Tuesday, September 23, 2008

Manswers - For Ass By Ass

So I just saw the show "Manswers." If you want to know what I'm ranting about before I start, you can see full episodes of the show here (it's all legal, don't worry, you wuss). I must say, I thought American television reached it's lowest of lows when I ranted about "Are You Smarter Than A 5th Grader." Unfortunately, American society has reached a new low. The show "Manswers" claims to be all the answers to what men want to know. Since this is pretty much what I like writing about, I thought I'd give it a look. I must say that it's an insult to masculinity and if you enjoy watching the show, you're not a man, you're a hack. The first thing that almost gave me an aneurysm was the obnoxious "extreme" narrator. The idea that men need a surfer/drill sergeant to pay attention is retarded. Since I'm not 7 and watching a GI Joe commercial, there's no reason for the narrator to be some prick who won't stop yelling. Next, the camera is constantly zooming in and out with sound effects. It's as if they're worried that I have severe ADD that would cause me to look away if I didn't focus on the screen. Finally, the questions are answered using either a ridiculous cut sequence or using a semi-naked woman. I'll admit, there are subtle ways of getting men to pay attention but it's very much an art form. When you get a chick to shoot a gun just to watch her tits bounce, you're not being coy, you're being a tool.
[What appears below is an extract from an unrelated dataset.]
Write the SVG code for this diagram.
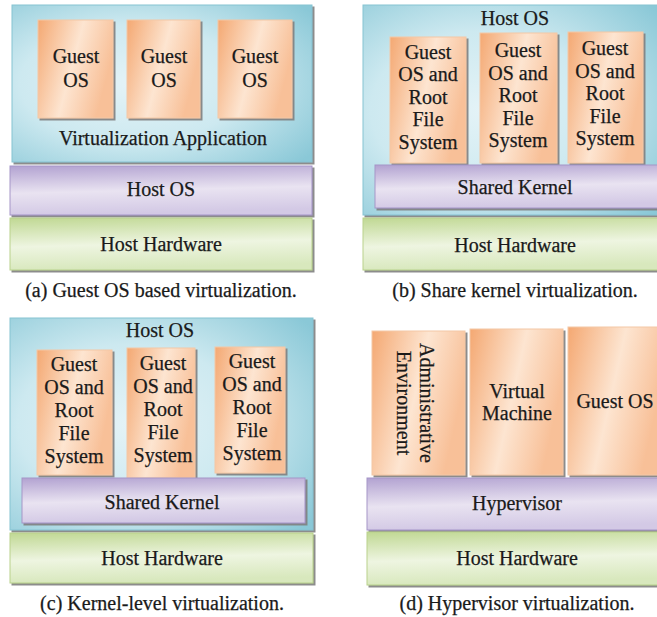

This show doesn't provide you with answers to anything. If you're really curious about anything, look it up. Don't trust a 15 second cut sequence, that mainly illustrates breasts, for your source of any kind of information. If someone ever starts a conversation with me based on something they saw on Manswers, I'll punch them square in the mouth. Not only does the show tell you dick all about anything, but the fact that you sat through an entire episode and took it seriously means you're a total gooch scab that doesn't deserve to keep all his teeth.